# Directions for this task
Scan the lines below for the string "code" and copy every one that has it.

# Supplied information
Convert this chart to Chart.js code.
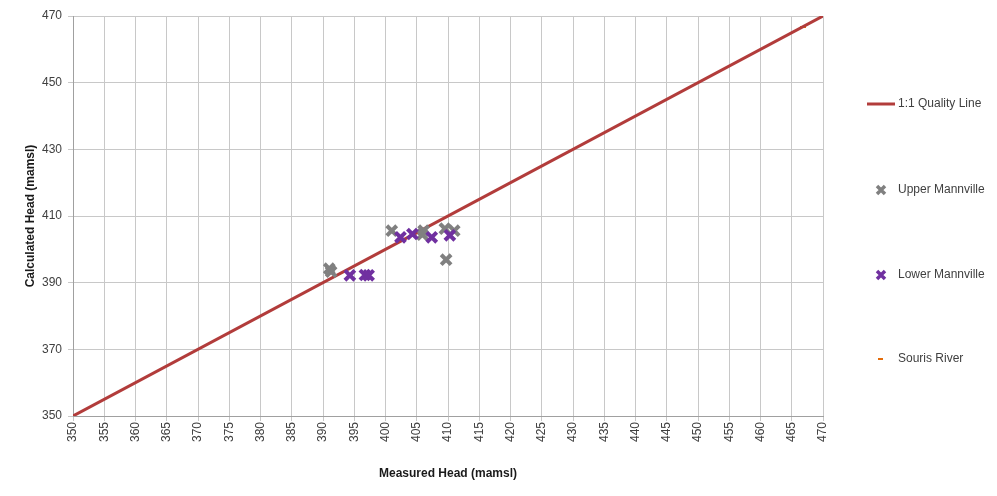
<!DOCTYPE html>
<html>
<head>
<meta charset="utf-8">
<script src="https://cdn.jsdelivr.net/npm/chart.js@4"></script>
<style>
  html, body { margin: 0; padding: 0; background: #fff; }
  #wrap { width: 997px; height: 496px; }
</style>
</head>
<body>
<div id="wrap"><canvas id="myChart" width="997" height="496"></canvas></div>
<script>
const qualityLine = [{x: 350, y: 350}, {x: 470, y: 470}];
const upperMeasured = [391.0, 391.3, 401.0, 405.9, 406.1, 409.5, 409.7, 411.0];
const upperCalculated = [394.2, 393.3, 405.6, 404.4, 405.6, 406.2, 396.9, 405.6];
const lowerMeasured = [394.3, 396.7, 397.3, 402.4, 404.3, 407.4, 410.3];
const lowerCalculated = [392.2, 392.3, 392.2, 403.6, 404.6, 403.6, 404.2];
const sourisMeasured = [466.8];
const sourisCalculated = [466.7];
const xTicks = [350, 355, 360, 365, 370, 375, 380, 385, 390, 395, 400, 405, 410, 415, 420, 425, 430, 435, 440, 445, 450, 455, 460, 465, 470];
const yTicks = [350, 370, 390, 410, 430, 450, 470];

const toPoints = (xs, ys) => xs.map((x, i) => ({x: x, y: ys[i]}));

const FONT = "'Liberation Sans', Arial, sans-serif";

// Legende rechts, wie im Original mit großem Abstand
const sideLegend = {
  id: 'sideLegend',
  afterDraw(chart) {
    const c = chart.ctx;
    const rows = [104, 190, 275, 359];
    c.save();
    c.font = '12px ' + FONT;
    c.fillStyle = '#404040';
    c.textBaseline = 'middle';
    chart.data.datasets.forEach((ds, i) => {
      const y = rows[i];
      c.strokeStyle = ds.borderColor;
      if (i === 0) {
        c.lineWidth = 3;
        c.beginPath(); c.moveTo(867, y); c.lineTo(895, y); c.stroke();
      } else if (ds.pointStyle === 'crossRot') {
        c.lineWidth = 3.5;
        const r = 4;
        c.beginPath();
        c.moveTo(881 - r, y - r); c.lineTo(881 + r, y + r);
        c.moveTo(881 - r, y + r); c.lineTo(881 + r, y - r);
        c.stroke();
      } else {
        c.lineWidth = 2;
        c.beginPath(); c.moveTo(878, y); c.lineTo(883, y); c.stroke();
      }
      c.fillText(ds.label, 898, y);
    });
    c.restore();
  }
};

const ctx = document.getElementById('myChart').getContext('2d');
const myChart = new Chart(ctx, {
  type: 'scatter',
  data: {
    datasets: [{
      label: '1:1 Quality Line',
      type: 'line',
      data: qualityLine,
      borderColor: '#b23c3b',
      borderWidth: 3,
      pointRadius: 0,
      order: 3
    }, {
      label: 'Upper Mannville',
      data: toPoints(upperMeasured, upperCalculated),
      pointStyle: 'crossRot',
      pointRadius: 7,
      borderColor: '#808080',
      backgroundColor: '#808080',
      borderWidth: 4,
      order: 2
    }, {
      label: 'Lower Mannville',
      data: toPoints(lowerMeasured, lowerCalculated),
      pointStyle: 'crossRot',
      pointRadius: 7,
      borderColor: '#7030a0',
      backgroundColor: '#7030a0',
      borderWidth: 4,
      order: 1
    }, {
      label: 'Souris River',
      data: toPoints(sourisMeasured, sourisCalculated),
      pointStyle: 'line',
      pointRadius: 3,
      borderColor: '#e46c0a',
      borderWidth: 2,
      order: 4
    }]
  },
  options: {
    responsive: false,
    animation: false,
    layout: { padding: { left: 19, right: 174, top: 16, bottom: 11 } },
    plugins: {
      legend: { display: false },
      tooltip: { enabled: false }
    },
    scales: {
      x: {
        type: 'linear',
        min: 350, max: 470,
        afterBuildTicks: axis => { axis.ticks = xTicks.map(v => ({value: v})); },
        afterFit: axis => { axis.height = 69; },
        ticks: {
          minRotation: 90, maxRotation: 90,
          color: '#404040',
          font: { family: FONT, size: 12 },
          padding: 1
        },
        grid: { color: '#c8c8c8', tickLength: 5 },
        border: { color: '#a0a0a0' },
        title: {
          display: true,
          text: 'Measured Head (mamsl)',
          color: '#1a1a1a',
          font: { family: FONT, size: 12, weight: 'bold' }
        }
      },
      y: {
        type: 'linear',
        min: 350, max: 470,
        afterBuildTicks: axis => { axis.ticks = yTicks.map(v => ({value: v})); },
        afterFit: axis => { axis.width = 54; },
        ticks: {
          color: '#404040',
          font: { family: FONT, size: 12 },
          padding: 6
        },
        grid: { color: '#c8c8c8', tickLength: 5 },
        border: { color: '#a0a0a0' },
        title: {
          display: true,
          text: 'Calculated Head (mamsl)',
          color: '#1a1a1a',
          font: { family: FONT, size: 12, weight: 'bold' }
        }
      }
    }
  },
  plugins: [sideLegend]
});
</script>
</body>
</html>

--

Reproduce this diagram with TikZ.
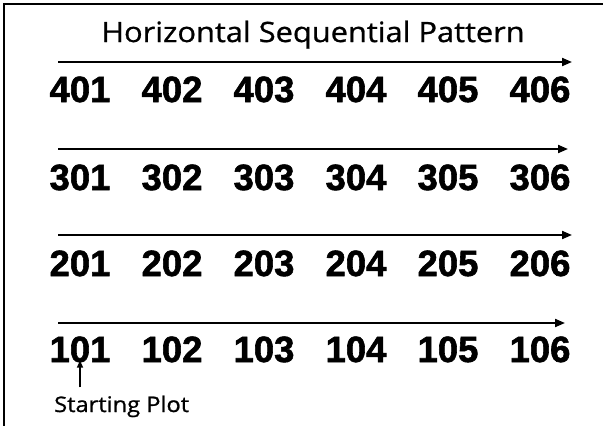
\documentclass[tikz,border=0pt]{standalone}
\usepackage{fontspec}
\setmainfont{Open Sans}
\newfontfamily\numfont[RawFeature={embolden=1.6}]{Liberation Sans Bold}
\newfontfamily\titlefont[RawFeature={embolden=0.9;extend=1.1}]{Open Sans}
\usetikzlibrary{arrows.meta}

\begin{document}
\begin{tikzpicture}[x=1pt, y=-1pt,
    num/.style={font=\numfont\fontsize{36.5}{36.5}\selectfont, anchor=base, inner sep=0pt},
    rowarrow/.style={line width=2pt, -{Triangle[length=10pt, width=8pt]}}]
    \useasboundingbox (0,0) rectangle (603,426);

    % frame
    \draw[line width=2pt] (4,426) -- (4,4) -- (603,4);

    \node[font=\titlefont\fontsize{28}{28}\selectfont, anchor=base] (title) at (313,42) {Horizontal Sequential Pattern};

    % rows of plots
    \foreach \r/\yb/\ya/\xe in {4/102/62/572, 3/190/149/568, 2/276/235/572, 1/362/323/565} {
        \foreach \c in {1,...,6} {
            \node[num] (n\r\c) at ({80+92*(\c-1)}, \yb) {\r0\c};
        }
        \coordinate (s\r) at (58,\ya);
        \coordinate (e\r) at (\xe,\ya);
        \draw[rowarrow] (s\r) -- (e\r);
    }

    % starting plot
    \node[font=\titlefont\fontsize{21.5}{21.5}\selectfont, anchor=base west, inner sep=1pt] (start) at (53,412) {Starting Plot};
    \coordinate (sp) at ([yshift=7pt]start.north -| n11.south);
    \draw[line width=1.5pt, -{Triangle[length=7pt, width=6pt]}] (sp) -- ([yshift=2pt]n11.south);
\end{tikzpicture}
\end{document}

* * *

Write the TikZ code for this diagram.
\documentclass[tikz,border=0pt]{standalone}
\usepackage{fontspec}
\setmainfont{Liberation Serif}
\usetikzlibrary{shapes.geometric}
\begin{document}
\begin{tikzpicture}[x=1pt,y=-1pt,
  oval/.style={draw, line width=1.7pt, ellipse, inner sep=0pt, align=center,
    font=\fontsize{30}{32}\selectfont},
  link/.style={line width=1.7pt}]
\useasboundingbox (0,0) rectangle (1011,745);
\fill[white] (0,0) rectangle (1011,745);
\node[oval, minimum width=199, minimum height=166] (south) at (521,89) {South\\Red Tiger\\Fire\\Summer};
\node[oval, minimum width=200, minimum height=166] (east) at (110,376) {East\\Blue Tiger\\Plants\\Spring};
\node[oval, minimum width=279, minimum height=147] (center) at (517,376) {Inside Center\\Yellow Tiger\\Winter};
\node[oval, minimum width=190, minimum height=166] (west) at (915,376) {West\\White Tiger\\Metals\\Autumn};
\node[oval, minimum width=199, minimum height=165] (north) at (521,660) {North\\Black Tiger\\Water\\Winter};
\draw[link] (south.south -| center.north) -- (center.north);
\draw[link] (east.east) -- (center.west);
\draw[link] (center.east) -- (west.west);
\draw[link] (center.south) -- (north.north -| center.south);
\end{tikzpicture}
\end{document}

# Task answer
Convert this chart to Chart.js code.
Write the TikZ code for this diagram.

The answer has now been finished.